11      Likewise, Michigan has jurisdiction only over offenses committed within the state’s physical borders.  People v. Blume, 443 Mich. 476, 480, 505 N.W.2d 843 (Mich. 1993).  Michigan has jurisdiction over crimes which take place outside its borders when the criminal act is “intended to have, and []actually do[es] have, a detrimental effect within [Michigan],” which was not the case when Holder continued to operate his motor vehicle while under the influence of an intoxicant in Wisconsin.  Id. 

12      Because the extraterritorial jurisdiction exceptions in Wisconsin and Michigan were not applicable to Holder’s separate OWI and OUIL convictions in Wisconsin and Michigan, each state had jurisdiction only over Holder’s act of driving while intoxicated within each state’s own boundaries. 

13      We conclude that Holder came to a “fork in the road” when he came to the border between Michigan and Wisconsin.   At that point, Holder had a decision.  He could remain in Michigan and be subject only to the laws of that state, or he could continue into Wisconsin and thereby subject himself to the laws of both Michigan and Wisconsin.  When Holder intentionally continued into Wisconsin, and subjected himself to its laws, he “invade[d] a different interest.”  Ellis H., 274 Wis. 2d 703, ¶22.  

14      Accordingly, we conclude that although Holder’s Michigan and Wisconsin convictions stemmed from one continuous stint of driving, they arose from two separate incidents—one incident in Michigan and one incident in Wisconsin.  We, therefore, conclude that Holder’s second offense OWI conviction in Wisconsin and his 2005 OUIL conviction in Michigan did not arise out of the same incident or occurrence and affirm the circuit court’s denial of Holder’s motion to strike.

            By the Court.—Order affirmed.

           

 

 


 

 



[1]  We granted Holder leave to file an interlocutory appeal by order dated December 18, 2009. 

[2]  Wisconsin Stat. § 346.65(2)(am) provides in relevant part:

(2)(am)  Any person violating s. 346.63(1):

….

5.  … shall be fined not less than $600 and imprisoned for not less than 6 months if the number of convictions under ss. 940.09(1) and 940.25 in the person’s lifetime, plus the total number of suspensions, revocations and other convictions counted under s. 343.307(1), equals 5 or 6, except that suspensions, revocations or convictions arising out of the same incident or occurrence shall be counted as one. 

(Emphasis added.)  All references to the Wisconsin Statutes are to the 2009-10 version unless otherwise noted.

[3]  Wisconsin Stat. § 343.307(1) prescribes which convictions may be counted for purposes of sentencing under Wis.

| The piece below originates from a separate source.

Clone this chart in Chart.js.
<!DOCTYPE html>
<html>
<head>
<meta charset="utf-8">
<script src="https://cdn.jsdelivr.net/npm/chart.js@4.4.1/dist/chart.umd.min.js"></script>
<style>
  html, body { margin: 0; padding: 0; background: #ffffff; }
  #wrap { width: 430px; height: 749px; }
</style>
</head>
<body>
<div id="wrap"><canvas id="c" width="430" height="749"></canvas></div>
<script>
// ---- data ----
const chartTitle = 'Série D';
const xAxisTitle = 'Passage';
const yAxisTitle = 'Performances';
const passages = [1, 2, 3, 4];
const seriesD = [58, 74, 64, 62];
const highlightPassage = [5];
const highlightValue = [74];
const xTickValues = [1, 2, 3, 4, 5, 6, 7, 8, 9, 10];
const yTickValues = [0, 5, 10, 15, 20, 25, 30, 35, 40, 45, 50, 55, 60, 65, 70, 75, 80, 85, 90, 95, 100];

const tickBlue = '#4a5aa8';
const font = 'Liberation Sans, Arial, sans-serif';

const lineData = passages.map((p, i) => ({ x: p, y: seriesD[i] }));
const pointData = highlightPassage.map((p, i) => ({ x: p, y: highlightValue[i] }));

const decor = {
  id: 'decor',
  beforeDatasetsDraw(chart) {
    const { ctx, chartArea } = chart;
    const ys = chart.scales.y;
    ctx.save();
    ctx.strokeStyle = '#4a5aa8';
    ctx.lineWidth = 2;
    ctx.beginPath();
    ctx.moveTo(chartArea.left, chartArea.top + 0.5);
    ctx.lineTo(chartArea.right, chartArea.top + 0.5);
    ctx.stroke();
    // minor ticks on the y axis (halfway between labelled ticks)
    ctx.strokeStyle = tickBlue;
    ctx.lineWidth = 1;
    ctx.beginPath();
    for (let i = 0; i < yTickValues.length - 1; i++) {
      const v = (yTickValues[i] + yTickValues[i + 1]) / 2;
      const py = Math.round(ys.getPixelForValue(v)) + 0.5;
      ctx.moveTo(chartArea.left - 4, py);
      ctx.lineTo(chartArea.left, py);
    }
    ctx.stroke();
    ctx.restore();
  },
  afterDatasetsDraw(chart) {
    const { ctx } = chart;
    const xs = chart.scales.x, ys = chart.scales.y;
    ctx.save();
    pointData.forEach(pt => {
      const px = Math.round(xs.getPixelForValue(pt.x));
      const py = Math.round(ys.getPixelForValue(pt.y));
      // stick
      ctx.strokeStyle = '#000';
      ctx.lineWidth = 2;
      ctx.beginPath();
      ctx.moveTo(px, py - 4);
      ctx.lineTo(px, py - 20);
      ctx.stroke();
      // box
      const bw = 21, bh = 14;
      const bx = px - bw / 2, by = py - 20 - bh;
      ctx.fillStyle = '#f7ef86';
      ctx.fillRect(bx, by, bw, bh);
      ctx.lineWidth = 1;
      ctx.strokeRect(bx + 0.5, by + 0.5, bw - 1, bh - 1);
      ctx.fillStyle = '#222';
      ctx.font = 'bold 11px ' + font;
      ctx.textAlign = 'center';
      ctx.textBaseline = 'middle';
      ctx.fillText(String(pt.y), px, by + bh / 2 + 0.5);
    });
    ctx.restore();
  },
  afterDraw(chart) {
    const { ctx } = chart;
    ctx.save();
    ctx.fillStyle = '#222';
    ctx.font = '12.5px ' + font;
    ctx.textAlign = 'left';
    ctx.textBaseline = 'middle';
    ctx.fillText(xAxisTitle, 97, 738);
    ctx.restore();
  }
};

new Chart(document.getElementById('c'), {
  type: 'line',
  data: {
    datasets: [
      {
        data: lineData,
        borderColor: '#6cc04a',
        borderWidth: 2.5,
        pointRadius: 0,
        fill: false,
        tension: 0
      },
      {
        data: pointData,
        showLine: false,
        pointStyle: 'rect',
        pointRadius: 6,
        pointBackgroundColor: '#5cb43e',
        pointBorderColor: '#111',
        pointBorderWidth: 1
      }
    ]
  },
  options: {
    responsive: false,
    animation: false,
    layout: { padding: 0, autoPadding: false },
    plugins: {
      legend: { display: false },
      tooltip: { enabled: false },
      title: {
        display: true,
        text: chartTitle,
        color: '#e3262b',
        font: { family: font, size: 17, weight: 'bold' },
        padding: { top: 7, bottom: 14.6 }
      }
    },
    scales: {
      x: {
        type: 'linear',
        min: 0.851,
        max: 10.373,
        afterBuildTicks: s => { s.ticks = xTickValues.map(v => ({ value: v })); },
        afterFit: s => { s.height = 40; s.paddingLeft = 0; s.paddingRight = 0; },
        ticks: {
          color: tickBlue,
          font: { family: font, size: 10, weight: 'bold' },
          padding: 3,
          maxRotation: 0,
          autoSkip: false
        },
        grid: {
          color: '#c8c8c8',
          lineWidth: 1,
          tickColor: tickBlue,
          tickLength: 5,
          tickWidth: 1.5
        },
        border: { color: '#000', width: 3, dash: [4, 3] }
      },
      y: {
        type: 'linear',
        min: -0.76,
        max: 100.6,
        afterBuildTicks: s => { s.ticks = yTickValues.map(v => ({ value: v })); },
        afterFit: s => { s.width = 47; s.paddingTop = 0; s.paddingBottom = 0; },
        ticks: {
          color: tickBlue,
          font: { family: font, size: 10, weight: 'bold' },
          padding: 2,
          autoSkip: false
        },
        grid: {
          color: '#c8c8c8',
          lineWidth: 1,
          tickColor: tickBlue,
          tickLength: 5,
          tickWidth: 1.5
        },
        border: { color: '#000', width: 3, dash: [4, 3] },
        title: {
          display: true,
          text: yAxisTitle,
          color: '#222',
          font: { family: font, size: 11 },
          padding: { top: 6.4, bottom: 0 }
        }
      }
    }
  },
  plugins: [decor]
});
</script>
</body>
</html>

Stat. § 346.65(2)(am)5.  These include convictions for violations of Wis. Stat. § 346.63(1) and convictions in other jurisdictions for using a motor vehicle while intoxicated.  Section 343.307(1)(a) and (d).

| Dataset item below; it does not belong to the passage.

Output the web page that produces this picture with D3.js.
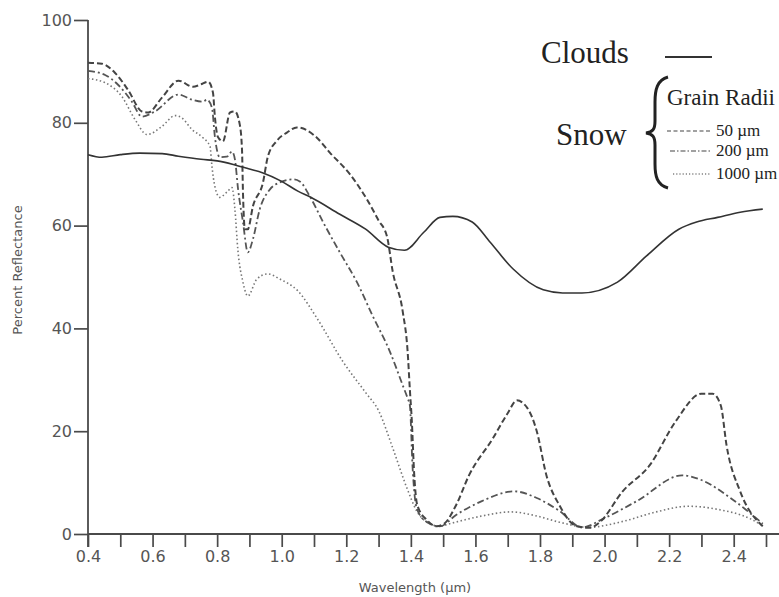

[4]  Wisconsin Stat. § 939.03(1) provides:

(1) A person is subject to prosecution and punishment under the law of this state if any of the following applies:

(a) The person commits a crime, any of the constituent elements of which takes place in this state.

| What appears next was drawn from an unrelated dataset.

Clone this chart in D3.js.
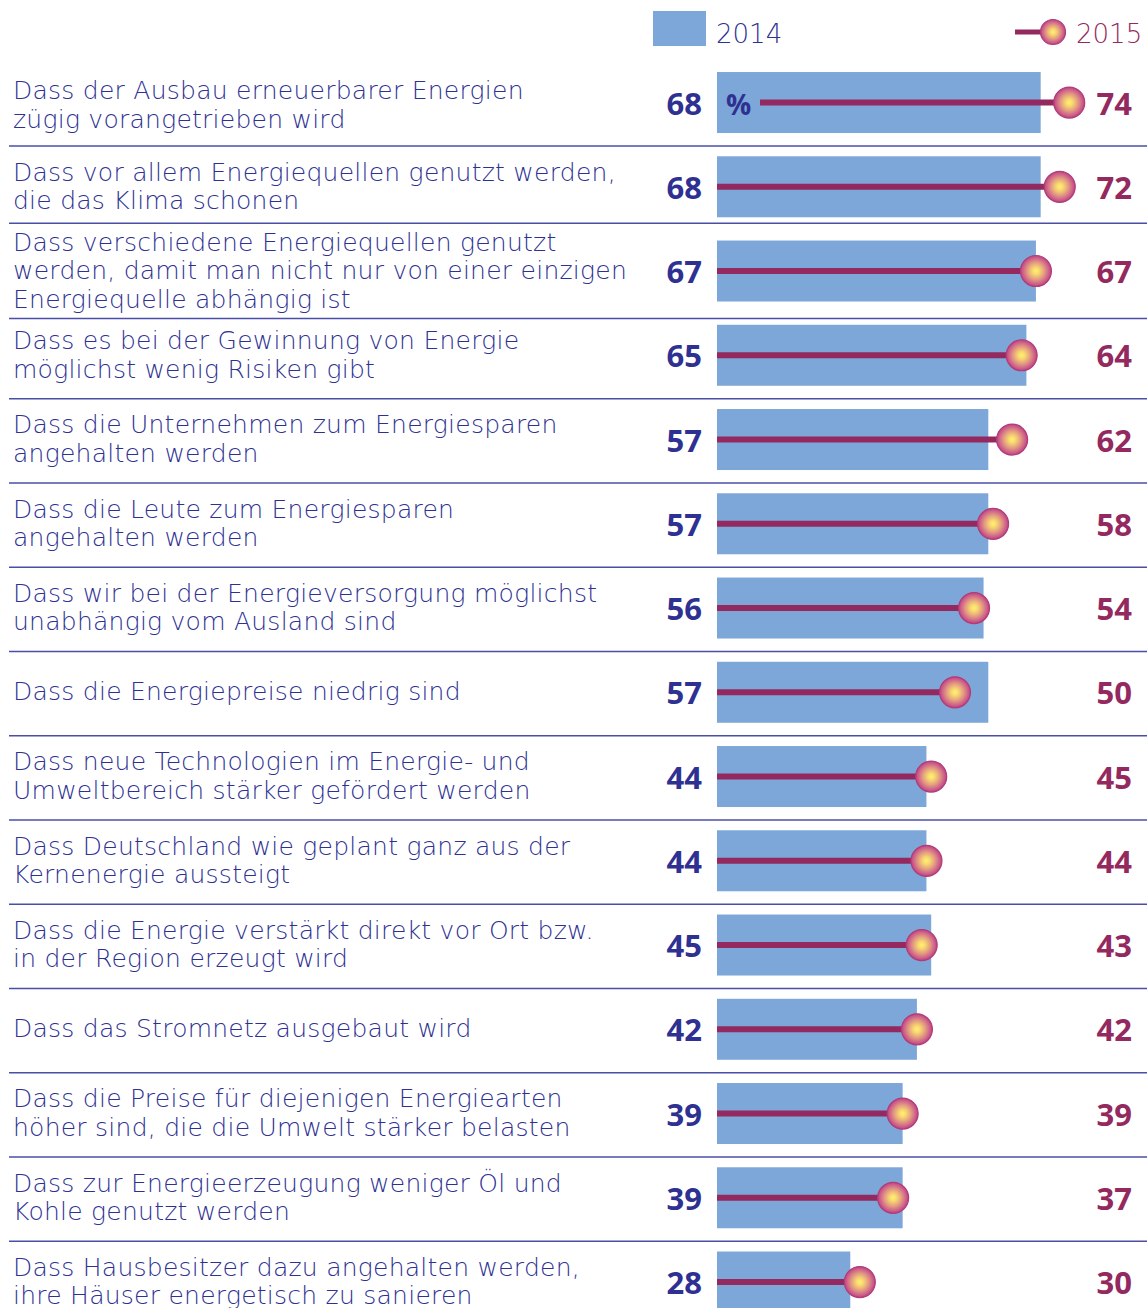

(b) While out of this state, the person aids and abets, conspires with, or advises, incites, commands, or solicits another to commit a crime in this state.

(c) While out of this state, the person does an act with intent that it cause in this state a consequence set forth in a section defining a crime.

(d) While out of this state, the person steals and subsequently brings any of the stolen property into this state.

(e) The person violates s. 943.201 or 943.203 and the victim, at the time of the violation, is an individual who resides in this state, a deceased individual who resided in this state immediately before his or her death, or an entity, as defined in s. 943.203(1)(a), that is located in this state.

(f) The person violates s. 943.89 and the matter or thing is deposited for delivery within this state or is received or taken within this state.

(g) The person violates s. 943.90 and the transmission is from within this state, the transmission is received within this state, or it is reasonably foreseeable that the transmission will be accessed by a person or machine within this state.